His party was noted for its opposition to many of the control measures during the COVID-19 pandemic in Bulgaria, the promotion of COVID-19 misinformation, and strong reservations regarding the COVID-19 vaccines. In March 2022, it was revealed that Kostadinov had received a 10-year ban from entering Ukraine, which has been attributed to the staunchly pro-Russian orientation of his party in the context of the Russian invasion of Ukraine. His pro-Russian stance and activities had gained him the nickname "Kopeikin", referring to his alleged ties and alleged financial support from the Russian government. In January 2025, Kostadinov expressed support for U.S. President Donald Trump's territorial claims on Canada and the Panama Canal.
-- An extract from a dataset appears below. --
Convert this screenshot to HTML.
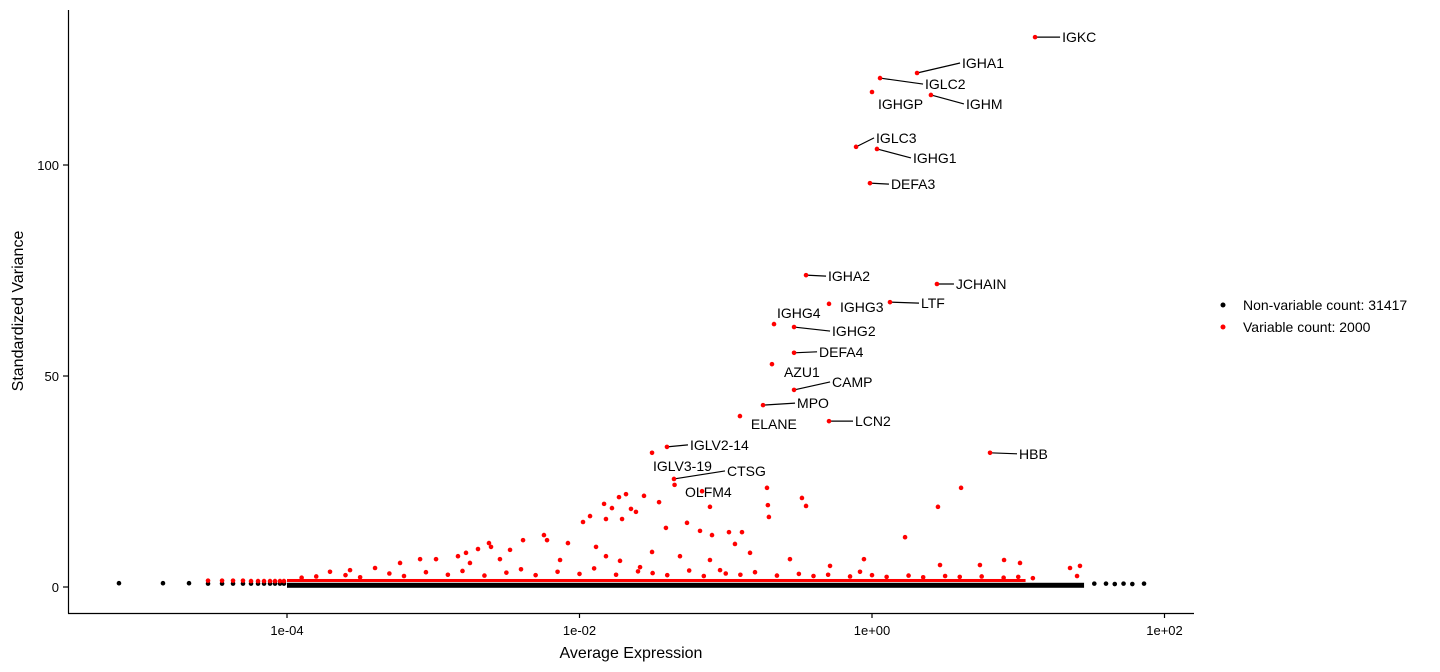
<!DOCTYPE html>
<html><head><meta charset="utf-8"><style>
html,body{margin:0;padding:0;background:#fff}
svg{display:block;font-family:"Liberation Sans",sans-serif}
</style></head><body>
<svg id="chart" width="1440" height="672">
<g id="marks"></g>
<g id="axes"></g>
</svg>
<script>
// ---- data (x in log10 average expression, y standardized variance) ----
const labeledGenes = ["IGKC","IGHA1","IGLC2","IGHGP","IGHM","IGLC3","IGHG1","DEFA3","IGHA2","JCHAIN","IGHG3","LTF","IGHG4","IGHG2","DEFA4","AZU1","CAMP","MPO","ELANE","LCN2","HBB","IGLV2-14","IGLV3-19","CTSG","OLFM4"];
const labeledLogX = [1.115,0.308,0.055,0.0,0.403,-0.109,0.034,-0.014,-0.451,0.444,-0.294,0.123,-0.670,-0.533,-0.533,-0.684,-0.533,-0.745,-0.903,-0.294,0.807,-1.402,-1.504,-1.354,-1.162];
const labeledVar = [130.3,121.8,120.6,117.3,116.6,104.3,103.8,95.7,73.9,71.8,67.1,67.5,62.3,61.6,55.5,52.8,46.7,43.1,40.5,39.3,31.8,33.2,31.8,25.6,22.7];
const redLogX = [-1.682,-1.730,-1.559,-1.832,-1.778,-1.648,-1.614,-1.976,-1.928,-1.819,-1.709,-1.456,-1.409,-1.265,-1.108,-0.718,-0.712,-0.705,-0.479,-0.451,-0.055,0.226,0.451,0.609,-1.176,-0.978,-0.889,-0.937,-1.094,-2.243,-2.386,-2.222,-2.079,-1.887,-2.619,-2.605,-2.475,-2.694,-2.776,-2.831,-2.981,-2.544,-1.504,-1.819,-1.313,-0.834,-0.561,1.354,1.422,1.402,0.903,1.012,0.738,-3.227,-3.090,-3.398,-3.569,-3.706,-2.749,-2.133,-1.723,-1.108,-0.287,0.465,-0.082,-1.039,-1.586,-1.350];
const redVar = [22.0,21.3,21.6,19.7,18.7,18.5,17.8,15.4,16.8,16.1,16.1,20.1,14.0,15.2,19.0,23.5,19.4,16.6,21.1,19.2,6.6,11.8,19.0,23.5,13.3,13.0,13.0,10.2,12.3,12.3,11.1,11.1,10.4,9.5,10.4,9.5,8.8,9.0,8.1,7.3,6.6,6.6,8.3,7.3,7.3,8.1,6.6,4.5,5.0,2.6,6.4,5.7,5.2,5.7,6.6,4.5,4.0,3.6,5.7,6.4,6.2,6.4,5.0,5.2,3.6,4.0,4.7,24.2];
const redLowLogX = [-3.9,-3.8,-3.6,-3.5,-3.3,-3.2,-3.05,-2.9,-2.8,-2.65,-2.5,-2.4,-2.3,-2.15,-2.0,-1.9,-1.75,-1.6,-1.5,-1.4,-1.25,-1.15,-1.0,-0.9,-0.8,-0.65,-0.5,-0.4,-0.3,-0.15,0.0,0.1,0.25,0.35,0.5,0.6,0.75,0.9,1.0,1.1];
const redLowVar = [2.2,2.5,2.8,2.3,3.2,2.6,3.5,2.9,3.8,2.7,3.4,4.2,2.8,3.6,3.1,4.4,2.9,3.7,3.3,2.8,3.9,2.6,3.2,2.9,3.5,2.7,3.1,2.6,2.9,2.5,2.8,2.4,2.7,2.3,2.6,2.4,2.5,2.2,2.4,2.1];
const blackLeftLogX = [-5.149,-4.848,-4.670,-4.540,-4.444,-4.369,-4.301,-4.246,-4.198,-4.157,-4.116,-4.082,-4.048,-4.021,1.52,1.60,1.66,1.72,1.78,1.86];
const blackLeftVar = [0.9,0.9,0.9,0.8,0.8,0.8,0.8,0.8,0.8,0.8,0.8,0.8,0.8,0.8,0.8,0.8,0.7,0.8,0.7,0.8];
const redLeftLogX = [-4.540,-4.444,-4.369,-4.301,-4.246,-4.198,-4.157,-4.116,-4.082,-4.048,-4.021];
const redLeftVar = [1.5,1.5,1.5,1.5,1.4,1.4,1.4,1.4,1.4,1.4,1.4];
const blackBand = [-4.0, 1.45];
const redBand = [-4.0, 1.05];
const xTickLabels = ["1e-04","1e-02","1e+00","1e+02"];
const xTickValues = [-4,-2,0,2];
const yTickValues = [0,50,100];
const legendLabels = ["Non-variable count: 31417","Variable count: 2000"];
// label offsets (layout, px)
const labelDx = [27,45,45,6,35,20,36,21,22,19,11,31,3,38,25,12,38,34,11,26,29,23,1,53,-17];
const labelDy = [0,-10,6,12,9,-9,9,1,1,0,3,1,-11,4,-1,8,-8,-2,8,0,1,-2,13,-8,1];

// ---- scales ----
const X0=872, PXDEC=146.25, Y0=587, PXU=4.22;
const sx = v => X0 + v*PXDEC;
const sy = v => Y0 - v*PXU;
const NS="http://www.w3.org/2000/svg";
const marks=document.getElementById('marks'), axes=document.getElementById('axes');
function mk(tag, attrs, parent){const e=document.createElementNS(NS,tag);for(const k in attrs)e.setAttribute(k,attrs[k]);parent.appendChild(e);return e;}

// bands
let b=mk('rect',{x:sx(blackBand[0]),y:sy(1.0),width:sx(blackBand[1])-sx(blackBand[0]),height:5,fill:'#000'},marks);


let rb=mk('rect',{x:sx(redBand[0]),y:sy(1.9),width:sx(redBand[1])-sx(redBand[0]),height:3,fill:'#f00'},marks);



blackLeftLogX.forEach((v,i)=>{const c=mk('circle',{cx:sx(v),cy:sy(blackLeftVar[i]),r:2.3,fill:'#000'},marks);

});
redLeftLogX.forEach((v,i)=>{const c=mk('circle',{cx:sx(v),cy:sy(redLeftVar[i]),r:2.3,fill:'#f00'},marks);

});
redLowLogX.forEach((v,i)=>{const c=mk('circle',{cx:sx(v),cy:sy(redLowVar[i]),r:2.3,fill:'#f00'},marks);

});
redLogX.forEach((v,i)=>{const c=mk('circle',{cx:sx(v),cy:sy(redVar[i]),r:2.3,fill:'#f00'},marks);

});

labeledGenes.forEach((g,i)=>{
  const px=sx(labeledLogX[i]), py=sy(labeledVar[i]);
  const tx=px+labelDx[i], ty=py+labelDy[i];
  if(labelDx[i]>=18){
    const l=mk('line',{x1:px,y1:py,x2:tx-2,y2:ty,stroke:'#000','stroke-width':1.2},marks);
    
    
  }
  const c=mk('circle',{cx:px,cy:py,r:2.3,fill:'#f00'},marks);
  
  
  const t=mk('text',{x:tx,y:ty+5,'font-size':14,fill:'#000'},marks);
  t.textContent=g;
  
  
});

// axes
let a=mk('line',{x1:68.5,y1:10,x2:68.5,y2:613.5,stroke:'#000','stroke-width':1.2},axes);


a=mk('line',{x1:68,y1:613.5,x2:1194,y2:613.5,stroke:'#000','stroke-width':1.2},axes);


xTickValues.forEach((v,i)=>{
  const x=sx(v);
  const tk=mk('line',{x1:x,y1:613,x2:x,y2:618,stroke:'#000','stroke-width':1.2},axes);
  
  
  const t=mk('text',{x:x,y:635,'font-size':13,'text-anchor':'middle',fill:'#000'},axes);
  t.textContent=xTickLabels[i];
  
  
});
yTickValues.forEach(v=>{
  const y=sy(v);
  const tk=mk('line',{x1:63,y1:y,x2:68,y2:y,stroke:'#000','stroke-width':1.2},axes);
  
  
  const t=mk('text',{x:59,y:y+5,'font-size':13,'text-anchor':'end',fill:'#000'},axes);
  t.textContent=String(v);
  
  
});
let xt=mk('text',{x:631,y:658,'font-size':16,'text-anchor':'middle',fill:'#000'},axes);
xt.textContent='Average Expression';


let yt=mk('text',{x:23,y:311,'font-size':16,'text-anchor':'middle',fill:'#000',transform:'rotate(-90 23 311)'},axes);
yt.textContent='Standardized Variance';



const legCols=['#000','#f00'];
legendLabels.forEach((s,i)=>{
  const y=305+i*22;
  const c=mk('circle',{cx:1223,cy:y,r:2.5,fill:legCols[i]},axes);
  
  
  const t=mk('text',{x:1243,y:y+5,'font-size':14,fill:'#000'},axes);
  t.textContent=s;
  
  
});
</script>
</body></html>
In February 2026, Bulgaria's Supreme Administrative Court issued a final ruling upholding a 2023 decision by the Commission for Protection Against Discrimination, which had been affirmed by lower courts, including the Varna Administrative Court in 2025, finding that Kostadinov had engaged in harassment and discriminatory speech against Member of Parliament Daniel Lorer of Jewish origin and from We Continue the Change – Democratic Bulgaria (PP–DB) on grounds of religion, ethnicity, and origin. The ruling concerned a series of Facebook posts by Kostadinov from 2022–2023 that referred to Lorer as a "foreigner", "national traitor", "foreign agent", "anti-human", likened him to a reptile, and suggested he wished for Bulgarians and the Bulgarian state to disappear. The court ordered Kostadinov to remove six specific posts, filter offensive comments, and cited provisions of Bulgarian anti-discrimination law and the European Convention on Human Rights.